From Latin luna meaning 'moon,' Lunaria also names a flowering plant, giving it celestial and botanical associations.
Lunaria descends from the Latin "luna," meaning moon, with the suffix "-aria" lending it a botanical and musical lilt. The word itself belongs to the scientific genus name of the honesty plant — Lunaria annua — a flowering herb whose translucent, silver seed pods have been called moonwort, moneywort, and silver dollar plant across European folk traditions. In medieval herbalism, the plant was associated with alchemical transformation and the lunar cycle, believed by some to reveal hidden silver under moonlight.
As a given name rather than a botanical term, Lunaria occupies the dreamy intersection of celestial naming and floral naming — two of the most enduring streams in Western name-giving. It is a natural companion to names like Luna, Soleil, and Aurelia.
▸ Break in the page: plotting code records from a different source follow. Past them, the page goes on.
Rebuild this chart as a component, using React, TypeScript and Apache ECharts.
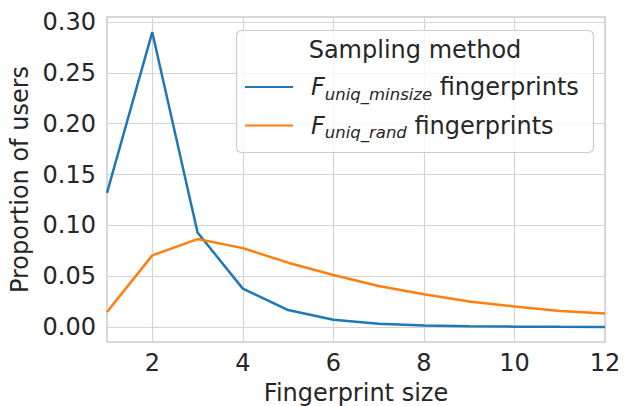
import React, { useEffect, useRef } from "react";
import * as echarts from "echarts";

const sizes = [1, 2, 3, 4, 5, 6, 7, 8, 9, 10, 11, 12];
const minsizeValues = [0.132, 0.29, 0.093, 0.0378, 0.0167, 0.0072, 0.0032, 0.0015, 0.0008, 0.0004, 0.0002, 0.0001];
const randValues = [0.0148, 0.0705, 0.0865, 0.0776, 0.0633, 0.0512, 0.0404, 0.0322, 0.0252, 0.0203, 0.0159, 0.0133];
const xTicks = [2, 4, 6, 8, 10, 12];
const yTicks = [0, 0.05, 0.1, 0.15, 0.2, 0.25, 0.3];
const seriesNames = ["minsize", "rand"];
const subscripts = ["uniq_minsize", "uniq_rand"];

const FONT = "DejaVu Sans";
const TEXT = "#262626";
const GRID = "#d4d4d4";
const FS = 24;

export default function App() {
  const ref = useRef<HTMLDivElement>(null);
  useEffect(() => {
    const chart = echarts.init(ref.current!, undefined, { renderer: "svg" });
    chart.setOption({
      animation: false,
      backgroundColor: "#ffffff",
      grid: {
        left: 107,
        right: 25,
        top: 17,
        bottom: 64,
        show: true,
        borderColor: "#cccccc",
        borderWidth: 1.5,
        containLabel: false,
        outerBoundsMode: "none",
      },
      xAxis: {
        type: "value",
        min: 1,
        max: 12,
        name: "Fingerprint size",
        nameLocation: "middle",
        nameGap: 39,
        nameTextStyle: { fontFamily: FONT, fontSize: FS, color: TEXT, lineHeight: 24 },
        axisLine: { show: false },
        axisTick: { show: false, customValues: xTicks },
        axisLabel: { customValues: xTicks, fontFamily: FONT, fontSize: FS, color: TEXT, margin: 9 },
        splitLine: { show: true, lineStyle: { color: GRID, width: 1.2 } },
      },
      yAxis: {
        type: "value",
        min: -0.0147,
        max: 0.3049,
        name: "Proportion of users",
        nameLocation: "middle",
        nameGap: 72,
        nameTextStyle: { fontFamily: FONT, fontSize: FS, color: TEXT },
        axisLine: { show: false },
        axisTick: { show: false, customValues: yTicks },
        axisLabel: {
          customValues: yTicks,
          fontFamily: FONT,
          fontSize: FS,
          color: TEXT,
          margin: 11,
          formatter: (v: number) => v.toFixed(2),
        },
        splitLine: { show: true, lineStyle: { color: GRID, width: 1.2 } },
      },
      graphic: [
        {
          type: "rect",
          z: 10,
          shape: { x: 236.5, y: 30.5, width: 357, height: 122, r: 5 },
          style: { fill: "rgba(255,255,255,0.8)", stroke: "#cccccc", lineWidth: 1.2 },
        },
        {
          type: "text",
          z: 11,
          x: 415,
          y: 50,
          style: {
            text: "Sampling method",
            font: `${FS}px "${FONT}"`,
            fill: TEXT,
            align: "center",
            verticalAlign: "middle",
          },
        },
      ],
      legend: {
        orient: "vertical",
        left: 236,
        top: 75,
        z: 12,
        itemWidth: 48,
        itemHeight: 14,
        itemGap: 11,
        padding: [0, 0, 0, 9],
        icon: "path://M0,6 L48,6 L48,8 L0,8 Z",
        data: seriesNames,
        formatter: (name: string) => {
          const i = seriesNames.indexOf(name);
          return `{f|F}{s|${subscripts[i]}}{t| fingerprints}`;
        },
        textStyle: {
          fontFamily: FONT,
          fontSize: FS,
          color: TEXT,
          rich: {
            f: { fontFamily: FONT, fontSize: FS, fontStyle: "italic", color: TEXT, padding: [0, 0, 0, 13] },
            s: { fontFamily: FONT, fontSize: 16.5, fontStyle: "italic", color: TEXT, padding: [14, 0, 0, 0] },
            t: { fontFamily: FONT, fontSize: FS, color: TEXT },
          },
        },
      },
      series: [
        {
          name: seriesNames[0],
          type: "line",
          data: sizes.map((x, i) => [x, minsizeValues[i]]),
          symbol: "none",
          lineStyle: { color: "#1f77b4", width: 2.5 },
          itemStyle: { color: "#1f77b4" },
        },
        {
          name: seriesNames[1],
          type: "line",
          data: sizes.map((x, i) => [x, randValues[i]]),
          symbol: "none",
          lineStyle: { color: "#ff7f0e", width: 2.5 },
          itemStyle: { color: "#ff7f0e" },
        },
      ],
    });
    return () => chart.dispose();
  }, []);
  return <div ref={ref} style={{ width: 630, height: 406, position: "absolute", left: 0, top: 0 }} />;
}
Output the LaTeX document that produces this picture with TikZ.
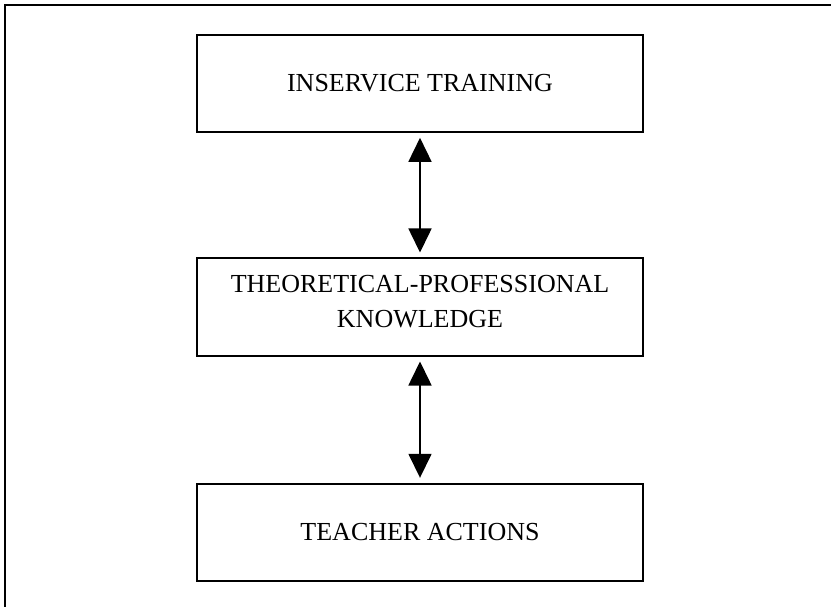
\documentclass[tikz,border=0pt]{standalone}
\usepackage{fontspec}
\setmainfont{Liberation Serif}
\usetikzlibrary{arrows.meta}
\begin{document}
\begin{tikzpicture}[x=1pt,y=-1pt,
  stagebox/.style={draw=black, line width=2pt, minimum width=446pt, minimum height=97pt,
    inner sep=0pt, align=center, font=\fontsize{26}{35}\selectfont},
  biarrow/.style={line width=1.6pt, {Triangle[width=23pt,length=24pt]}-{Triangle[width=23pt,length=24pt]},
    shorten <=5pt, shorten >=5pt}]
  \useasboundingbox (0,0) rectangle (831,607);
  \fill[white] (0,0) rectangle (831,607);
  % cropped outer frame (only top and left edges visible)
  \coordinate (fbl) at (5,607);
  \coordinate (ftl) at (5,5);
  \coordinate (ftr) at (831,5);
  \draw[line width=2.2pt] (fbl) -- (ftl) -- (ftr);
  \node[stagebox] (top) at (420,83.3) {INSERVICE TRAINING};
  \node[stagebox, text depth=12pt] (mid) at (420,307) {THEORETICAL-PROFESSIONAL\\KNOWLEDGE};
  \node[stagebox] (bot) at (420,532.3) {TEACHER ACTIONS};
  \draw[biarrow] (top) -- (mid);
  \draw[biarrow] (mid) -- (bot);
\end{tikzpicture}
\end{document}
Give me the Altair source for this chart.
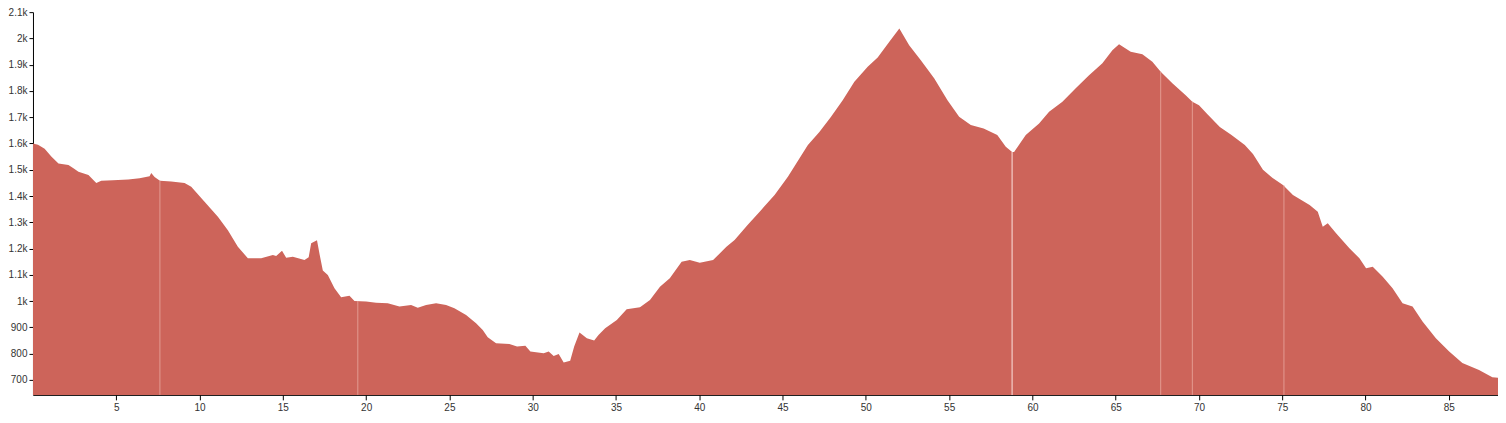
import altair as alt
import pandas as pd

km = [0.00, 0.30, 0.70, 1.10, 1.53, 2.13, 2.45, 2.73, 3.33, 3.80, 4.10, 4.80, 5.72, 6.40, 7.00, 7.10, 7.30, 7.62,
      8.30, 9.10, 9.50, 10.30, 11.10, 11.70, 12.30, 12.90, 13.70, 14.40, 14.60, 14.95, 15.20, 15.60, 16.30, 16.55,
      16.70, 17.05, 17.20, 17.40, 17.70, 18.10, 18.50, 19.00, 19.30, 20.00, 20.60, 21.30, 22.00, 22.70, 23.10, 23.60,
      24.20, 24.80, 25.30, 26.00, 26.60, 27.00, 27.30, 27.80, 28.60, 29.06, 29.56, 29.86, 30.66, 30.96, 31.26, 31.56,
      31.86, 32.25, 32.49, 32.81, 33.25, 33.69, 33.95, 34.35, 35.05, 35.64, 36.44, 37.04, 37.64, 38.23, 38.94, 39.43,
      40.03, 40.83, 41.63, 42.12, 42.90, 43.72, 44.52, 45.32, 45.82, 46.52, 47.21, 47.91, 48.61, 49.31, 50.11, 50.71,
      51.41, 52.01, 52.60, 53.30, 54.10, 54.90, 55.60, 56.30, 57.07, 57.89, 58.40, 58.78, 58.90, 59.60, 60.40, 61.00,
      61.80, 62.60, 63.40, 64.20, 64.80, 65.20, 65.90, 66.60, 67.20, 67.70, 68.40, 69.20, 69.60, 70.00, 70.55, 71.25,
      71.95, 72.75, 73.24, 73.84, 74.40, 75.04, 75.64, 76.64, 77.13, 77.43, 77.73, 78.23, 79.03, 79.63, 80.03, 80.43,
      81.03, 81.62, 82.22, 82.82, 83.42, 84.22, 85.02, 85.81, 86.81, 87.61, 87.95]
elevation = [1600, 1595, 1580, 1550, 1524, 1518, 1505, 1492, 1480, 1450, 1458, 1460, 1463, 1468, 1475, 1488, 1472, 1458,
             1455, 1450, 1435, 1378, 1321, 1270, 1207, 1163, 1163, 1175, 1172, 1192, 1165, 1169, 1156, 1167,
             1220, 1232, 1180, 1116, 1099, 1049, 1015, 1020, 1000, 998, 994, 992, 979, 985, 975, 985,
             992, 985, 973, 947, 916, 890, 862, 840, 837, 827, 830, 808, 801, 808, 791, 799,
             766, 773, 827, 880, 859, 850, 871, 897, 928, 969, 977, 1004, 1055, 1087, 1150, 1156,
             1146, 1156, 1207, 1233, 1290, 1347, 1404, 1473, 1524, 1594, 1644, 1702, 1765, 1835, 1892, 1927,
             1987, 2038, 1974, 1917, 1848, 1765, 1702, 1670, 1657, 1632, 1588, 1568, 1568, 1632, 1676, 1721,
             1759, 1810, 1860, 1905, 1955, 1978, 1949, 1940, 1911, 1873, 1829, 1784, 1759, 1746, 1708, 1663,
             1632, 1594, 1560, 1500, 1470, 1442, 1404, 1366, 1340, 1283, 1296, 1258, 1201, 1163, 1125, 1131,
             1093, 1049, 992, 979, 922, 859, 808, 764, 738, 710, 708]

# thin light seams visible in the profile (gaps in the track data)
seam_km = [7.62, 19.5, 67.7, 69.6, 75.1]
seam_elev = [1458, 1000, 1873, 1759, 1440]
strong_seam_km = [58.78]
strong_seam_elev = [1568]

x_ticks = [5, 10, 15, 20, 25, 30, 35, 40, 45, 50, 55, 60, 65, 70, 75, 80, 85]
y_ticks = [700, 800, 900, 1000, 1100, 1200, 1300, 1400, 1500, 1600, 1700, 1800, 1900, 2000, 2100]

df = pd.DataFrame({"km": km, "elevation": elevation})
seams = pd.DataFrame({"km": seam_km, "elevation": seam_elev})
strong = pd.DataFrame({"km": strong_seam_km, "elevation": strong_seam_elev})

x_scale = alt.Scale(domain=[0, 87.95], nice=False, zero=False)
y_scale = alt.Scale(domain=[643, 2100], nice=False, zero=False)
x_axis = alt.Axis(values=x_ticks, title=None, grid=False, tickSize=5, labelPadding=3,
                  labelOverlap=False, domainColor="#000", tickColor="#000")
y_axis = alt.Axis(values=y_ticks, labelExpr="datum.value >= 1000 ? format(datum.value, '~s') : format(datum.value, 'd')",
                  title=None, grid=False, tickSize=4, labelPadding=2, labelOverlap=False, labelBound=False,
                  domainColor="#000", tickColor="#000")

enc_x = alt.X("km:Q", scale=x_scale, axis=x_axis)
enc_y = alt.Y("elevation:Q", scale=y_scale, axis=y_axis)

area = alt.Chart(df).mark_area(color="#cd645a", clip=True, interpolate="linear").encode(x=enc_x, y=enc_y)

faint = alt.Chart(seams).mark_rule(color="#e39b92", strokeWidth=1).encode(
    x=enc_x, y=enc_y, y2=alt.value(383),
)
bright = alt.Chart(strong).mark_rule(color="#f4cdc8", strokeWidth=1.2).encode(
    x=enc_x, y=enc_y, y2=alt.value(383),
)

chart = alt.layer(area, faint, bright).properties(
    width=1466, height=383,
    autosize=alt.AutoSizeParams(type="none"),
    padding={"left": 25, "top": 4, "right": 0, "bottom": 20},
).configure_view(stroke=None).configure_axis(
    labelFont="Liberation Sans", labelFontSize=10, labelColor="#333", domainWidth=1, tickWidth=1,
    labelOverlap=False
)

chart.save("out.html", embed_options={"renderer": "svg", "actions": False})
While Luna has surged into mainstream popularity (it ranked among the top 15 girls' names in the United States by the early 2020s), Lunaria remains rare and distinctly poetic, offering parents the same celestial resonance without the ubiquity.
It appears in fantasy fiction and poetry as an archetype of moonlit mystery. Culturally, the moon has carried feminine symbolism across civilizations — from Selene in ancient Greece to Chandra in Sanskrit cosmology to Diana in Rome. Lunaria absorbs all of that heritage while feeling like something entirely fresh. It is a name that seems to shimmer; its four syllables fall with a natural cadence, and it ages beautifully from a child's whimsy to an adult's quiet elegance.